Do not copy the pictures. Write out the lines from the start of the entries through the line containing "const refStd = 1.0;".

(Charts and diagrams as code)
————

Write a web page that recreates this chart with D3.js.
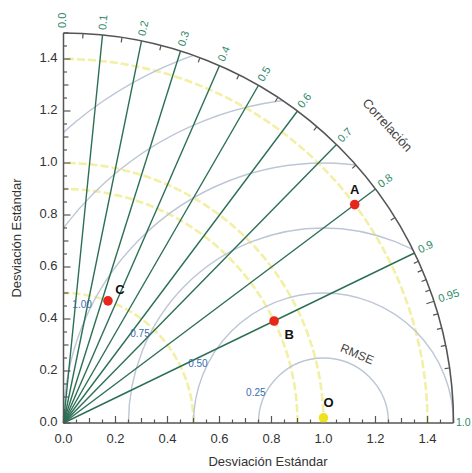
<!DOCTYPE html>
<html><head><meta charset="utf-8">
<script src="https://cdn.jsdelivr.net/npm/d3@7"></script>
<style>body{margin:0;background:#fff}svg{display:block}text{font-family:"Liberation Sans",Arial,sans-serif}</style>
</head><body>
<script>
// ---- data ----
const pointNames = ["A", "B", "C", "O"];
const pointStd = [1.40, 0.90, 0.50, 1.00];
const pointCorr = [0.80, 0.90, 0.342, 0.9998];
const pointColors = ["#e8261c", "#e8261c", "#e8261c", "#eee21e"];
const corrLines = [0.1, 0.2, 0.3, 0.4, 0.5, 0.6, 0.7, 0.8, 0.9];
const corrLabels = [0.0, 0.1, 0.2, 0.3, 0.4, 0.5, 0.6, 0.7, 0.8, 0.9, 0.95, 1.0];
const corrLabelText = ["0.0","0.1","0.2","0.3","0.4","0.5","0.6","0.7","0.8","0.9","0.95","1.0"];
const corrMinorTicks = [0.05,0.15,0.25,0.35,0.45,0.55,0.65,0.75,0.85,0.91,0.92,0.93,0.94,0.96,0.97,0.98,0.99];
const corrMajorTicks = [0.95];
const rmseRadii = [0.25, 0.5, 0.75, 1.0, 1.25, 1.5];
const rmseLabels = ["0.25", "0.50", "0.75", "1.00"];
const axisTicks = [0.0, 0.2, 0.4, 0.6, 0.8, 1.0, 1.2, 1.4];
const maxStd = 1.5;
const refStd = 1.0;

// ---- layout ----
const W = 472, H = 473;
const x = d3.scaleLinear().domain([0, maxStd]).range([63.5, 453.5]);
const y = d3.scaleLinear().domain([0, maxStd]).range([423, 33]);
const R = x(maxStd) - x(0);
const ox = x(0), oy = y(0);
const pol = (r, c) => { const a = Math.acos(c); return [x(r * Math.cos(a)), y(r * Math.sin(a))]; };

const svg = d3.select("body").append("svg").attr("width", W).attr("height", H);
const defs = svg.append("defs");
defs.append("clipPath").attr("id", "quad").append("path")
  .attr("d", `M${ox},${oy} L${x(maxStd)},${oy} A${R},${R} 0 0 0 ${ox},${y(maxStd)} Z`);

const g = svg.append("g");
const clipped = g.append("g").attr("clip-path", "url(#quad)");

// std-dev arcs through each point (pale yellow)
clipped.selectAll("path.sd").data(pointStd).join("path")
  .attr("d", s => { const r = x(s) - ox; return `M${ox + r},${oy} A${r},${r} 0 0 0 ${ox},${oy - r}`; })
  .attr("fill", "none").attr("stroke", "#f3efa4").attr("stroke-width", 2.6)
  .attr("stroke-dasharray", "8,3");

// RMSE circles centred at the reference
clipped.selectAll("circle.rmse").data(rmseRadii).join("circle")
  .attr("cx", x(refStd)).attr("cy", oy).attr("r", d => x(d) - ox)
  .attr("fill", "none").attr("stroke", "#bcc6d6").attr("stroke-width", 1.4);

// correlation lines
g.selectAll("line.corr").data(corrLines).join("line")
  .attr("x1", ox).attr("y1", oy)
  .attr("x2", c => pol(maxStd, c)[0]).attr("y2", c => pol(maxStd, c)[1])
  .attr("stroke", "#2c6f55").attr("stroke-width", 1.4);

// RMSE labels
const rmAng = 153 * Math.PI / 180;
g.selectAll("text.rml").data(rmseLabels).join("text")
  .attr("x", (d, i) => x(refStd + rmseRadii[i] * Math.cos(rmAng)))
  .attr("y", (d, i) => y(rmseRadii[i] * Math.sin(rmAng)))
  .attr("text-anchor", "end").attr("dominant-baseline", "middle")
  .attr("font-size", 10).attr("fill", "#3a6db0").text(d => d);

g.append("text").attr("transform", `translate(${x(1.128)},${y(0.262)}) rotate(23)`)
  .attr("text-anchor", "middle").attr("dominant-baseline", "middle")
  .attr("font-size", 12).attr("fill", "#444").text("RMSE");

// axes lines
const axisCol = "#555";
g.append("line").attr("x1", ox).attr("y1", oy).attr("x2", x(maxStd)).attr("y2", oy).attr("stroke", axisCol).attr("stroke-width", 1.5);
g.append("line").attr("x1", ox).attr("y1", oy).attr("x2", ox).attr("y2", y(maxStd)).attr("stroke", axisCol).attr("stroke-width", 1.5);
g.append("path").attr("d", `M${x(maxStd)},${oy} A${R},${R} 0 0 0 ${ox},${y(maxStd)}`)
  .attr("fill", "none").attr("stroke", axisCol).attr("stroke-width", 1.6);

// axis ticks (inward)
const minor = d3.range(0, 1.5001, 0.05).map(v => +v.toFixed(2));
const tickLen = v => (Math.abs(v / 0.2 - Math.round(v / 0.2)) < 1e-6 ? 7 : (Math.abs(v / 0.1 - Math.round(v / 0.1)) < 1e-6 ? 5 : 3.5));
g.selectAll("line.xt").data(minor).join("line")
  .attr("x1", d => x(d)).attr("x2", d => x(d)).attr("y1", oy).attr("y2", d => oy - tickLen(d))
  .attr("stroke", axisCol).attr("stroke-width", 1.2);
g.selectAll("line.yt").data(minor).join("line")
  .attr("y1", d => y(d)).attr("y2", d => y(d)).attr("x1", ox).attr("x2", d => ox + tickLen(d))
  .attr("stroke", axisCol).attr("stroke-width", 1.2);

// correlation arc ticks
const arcTick = (c, len) => { const a = Math.acos(c); return [ox + R * Math.cos(a), oy - R * Math.sin(a), ox + (R - len) * Math.cos(a), oy - (R - len) * Math.sin(a)]; };
g.selectAll("line.ct").data(corrMinorTicks.map(c => arcTick(c, 5)).concat(corrMajorTicks.map(c => arcTick(c, 8)))).join("line")
  .attr("x1", d => d[0]).attr("y1", d => d[1]).attr("x2", d => d[2]).attr("y2", d => d[3])
  .attr("stroke", axisCol).attr("stroke-width", 1.2);

// axis tick labels
g.selectAll("text.xl").data(axisTicks).join("text")
  .attr("x", d => x(d)).attr("y", oy + 17).attr("text-anchor", "middle").attr("dominant-baseline", "middle")
  .attr("font-size", 13).attr("fill", "#333").text(d => d.toFixed(1));
g.selectAll("text.yl").data(axisTicks).join("text")
  .attr("x", ox - 6).attr("y", d => y(d)).attr("text-anchor", "end").attr("dominant-baseline", "middle")
  .attr("font-size", 13).attr("fill", "#333").text(d => d.toFixed(1));

// correlation labels
g.selectAll("text.cl").data(corrLabels).join("text")
  .attr("transform", c => { const a = Math.acos(c); const r = R + (c === 1 ? 2.5 : 5); return `translate(${ox + r * Math.cos(a)},${oy - r * Math.sin(a)}) rotate(${-a * 180 / Math.PI})`; })
  .attr("text-anchor", "start").attr("dominant-baseline", "middle")
  .attr("font-size", c => c === 1 ? 10.5 : 11).attr("fill", "#2f8a6a").text((c, i) => corrLabelText[i]);

// Correlación title
{ const a = 42.6 * Math.PI / 180, r = 1.689;
  g.append("text").attr("transform", `translate(${x(r * Math.cos(a))},${y(r * Math.sin(a))}) rotate(${90 - 42.6})`)
    .attr("text-anchor", "middle").attr("dominant-baseline", "middle")
    .attr("font-size", 13).attr("fill", "#444").text("Correlación"); }

// axis titles
g.append("text").attr("x", 268).attr("y", 463).attr("text-anchor", "middle").attr("dominant-baseline", "middle")
  .attr("font-size", 13).attr("fill", "#333").text("Desviación Estándar");
g.append("text").attr("transform", "translate(18,238) rotate(-90)").attr("text-anchor", "middle").attr("dominant-baseline", "middle")
  .attr("font-size", 13).attr("fill", "#333").text("Desviación Estándar");

// points
const labelOff = [[0, -14], [15, 15], [12, -10], [5, -14]];
const pts = pointNames.map((n, i) => ({ n, p: pol(pointStd[i], pointCorr[i]), col: pointColors[i], off: labelOff[i] }));
g.selectAll("circle.pt").data(pts).join("circle")
  .attr("cx", d => d.p[0]).attr("cy", d => d.p[1]).attr("r", 4.8).attr("fill", d => d.col);
g.selectAll("text.pl").data(pts).join("text")
  .attr("x", d => d.p[0] + d.off[0]).attr("y", d => d.p[1] + d.off[1])
  .attr("text-anchor", "middle").attr("dominant-baseline", "middle")
  .attr("font-size", 13).attr("font-weight", "bold").attr("fill", "#111").text(d => d.n);
</script>
</body></html>
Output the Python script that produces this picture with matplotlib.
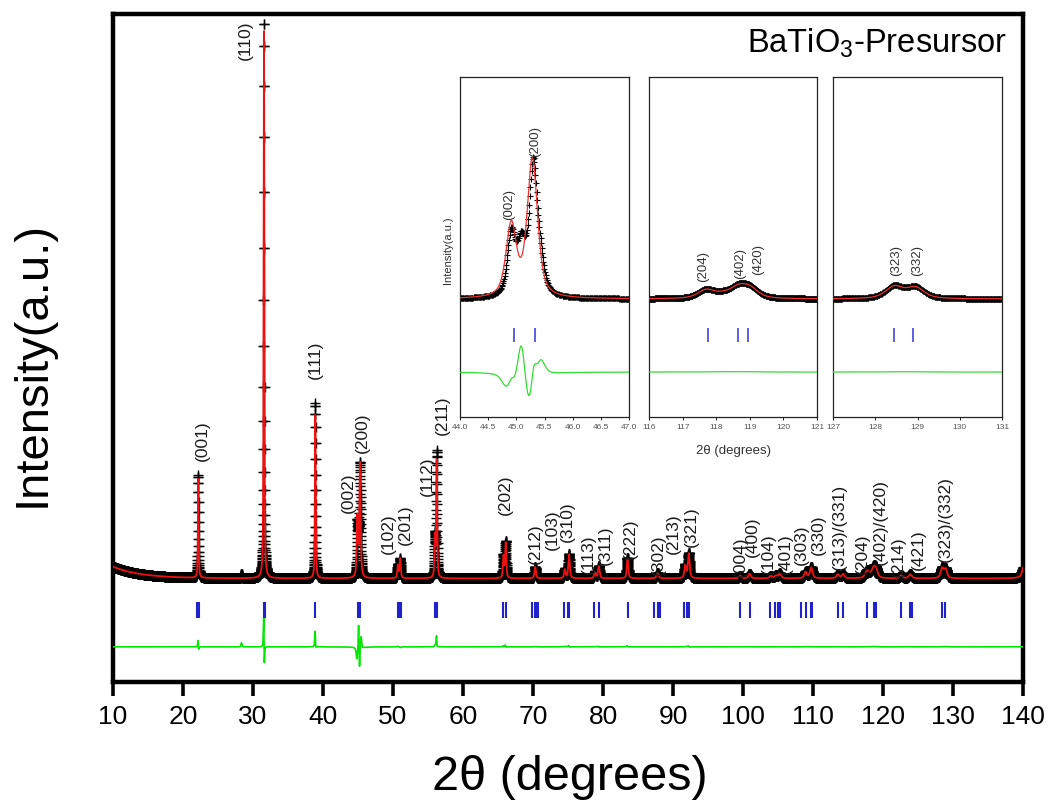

————

• Answer to this task:
Write a web page that recreates this chart with D3.js.
<!DOCTYPE html>
<html><head><meta charset="utf-8">
<script src="https://cdn.jsdelivr.net/npm/d3@7"></script>
<style>body{margin:0;background:#fff}svg{display:block}text{font-family:"Liberation Sans",Arial,sans-serif}</style>
</head><body>
<script>
// ---- data ----
const pointNames = ["A", "B", "C", "O"];
const pointStd = [1.40, 0.90, 0.50, 1.00];
const pointCorr = [0.80, 0.90, 0.342, 0.9998];
const pointColors = ["#e8261c", "#e8261c", "#e8261c", "#eee21e"];
const corrLines = [0.1, 0.2, 0.3, 0.4, 0.5, 0.6, 0.7, 0.8, 0.9];
const corrLabels = [0.0, 0.1, 0.2, 0.3, 0.4, 0.5, 0.6, 0.7, 0.8, 0.9, 0.95, 1.0];
const corrLabelText = ["0.0","0.1","0.2","0.3","0.4","0.5","0.6","0.7","0.8","0.9","0.95","1.0"];
const corrMinorTicks = [0.05,0.15,0.25,0.35,0.45,0.55,0.65,0.75,0.85,0.91,0.92,0.93,0.94,0.96,0.97,0.98,0.99];
const corrMajorTicks = [0.95];
const rmseRadii = [0.25, 0.5, 0.75, 1.0, 1.25, 1.5];
const rmseLabels = ["0.25", "0.50", "0.75", "1.00"];
const axisTicks = [0.0, 0.2, 0.4, 0.6, 0.8, 1.0, 1.2, 1.4];
const maxStd = 1.5;
const refStd = 1.0;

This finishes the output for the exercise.